Mind your mobile Manners

The Australian Mobile Telecommunications Association (AMTA) encourages individuals to use their mobile phones in a responsible manner and to be considerate and aware of situations where using their mobile phone might annoy others.

 

The mobiles industry wants as many people as possible to enjoy the benefits of mobile telecommunications. There are more than 24 million mobile phone subscribers in Australia, so please remember to follow these simple courtesies.

 

  1. When in doubt, always go out: When possible go outside or to another room to make your call if your call might disturb others.
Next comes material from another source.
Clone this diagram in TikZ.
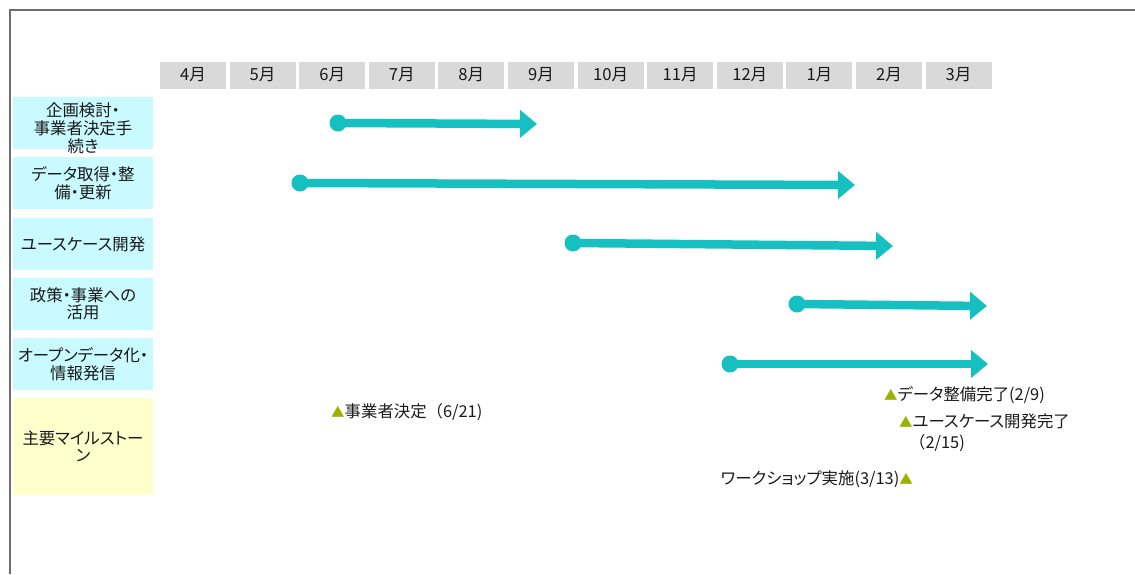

Also, features such as text messaging answering services, call diversion and vibration alert can be used to receive important calls without disturbing others.
     
  2. If you can’t turn it off, use silent mode: If you need to keep your phone on for important calls, then turn it to silent or vibrate mode. It’s the ring of a mobile phone in inappropriate places and times such as at the tennis or in restaurants which annoys people the most.
     
  3.  When required turn your phone off and check it’s off: There are some places where people should never talk on a mobile phone or send text messages and where the ringing of a mobile phone or message alert is considered highly unacceptable, such as: movies, stage shows, weddings, funerals, concerts, speeches, classrooms and lectures. In these cases, turn your phone off and remember to check it’s off before you enter the venue. You can always check your voicemail, text messages or your answering service afterwards.
     
  4. Keep your conversations private: People’s sense of personal space varies in each situation. Making a call in a busy pub may be okay, but talking loudly in a confined space like a lift or on a train tends to infringe on others personal space. Be aware of where you are and who you are with and what others are doing before deciding to make or accept a call. In some situations it might be better to send a text message.
     
  5. Speak softly: Mobile phones have very sensitive microphones that can pick even the softest voice, so there is no need to shout. If you are having trouble hearing the other caller, check that you have the volume on your phone set high enough.
     
  6. You don’t always have to answer- use your messaging service: It’s a natural reflex to answer your phone if it rings, however, if you forget to put your phone on silent or vibrate mode and it rings at an inappropriate moment, send the call to voice mail or your answering service (usually by pressing the hang-up key).
     
  7. Talk to the one you’re with: If you receive a call during a conversation, send the call to your voicemail or answering service. Your first priority should be to the person you are with. However, if you are expecting an important call let the person you’re with know before the call arrives and excuse yourself before accepting the call.
     
  8. Don’t send inappropriate messages: Messaging is a great way to communicate, but don’t send offensive or threatening text, voice, picture or any other sort of message, because it is a criminal offence to use a mobile phone to menace or harass someone. Also receivers can save messages and easily identify you as the sender.
     
  9. Respect others' privacy when using in-phone cameras: In-phone cameras shouldn’t be used anywhere a normal camera would be considered inappropriate, such as in change rooms or toilets. You should ask for permission before you take someone’s picture. Also bear in mind that some venues do not allow the use of cameras and may refuse entry to anyone with one.
     
  10. Ban the ring - not the phone: Wherever conversations are normally acceptable, venues can help by asking people to turn their phones to silent or vibrate mode rather than turning it off. This approach will help with compliance, especially for people who need their phone for important calls. Venues can also assist by reminding people to set their phones to silent mode, before they enter.

 

Disclaimer

 

The pages in the Consumer Tips area of AMTA's website are to assist users of those pages with general information on consumer issues. Specific circumstances may affect any information provided above. The tips are not intended to provide advice of any kind in relation to particular circumstances, nor are they intended to endorse, recommend, or guarantee any companies, organisations, products, or services that are mentioned.

 

Users of this website must make their own enquiries and, where necessary obtain their own independent advice in relation to any of the activities referred to in the Consumer Tips, and of the companies, organisations, products or services mentioned in these pages.

 

AMTA accepts no responsibility for the consequences of any decisions that users may make as a result of any information they have gained from AMTA's Consumer Tips.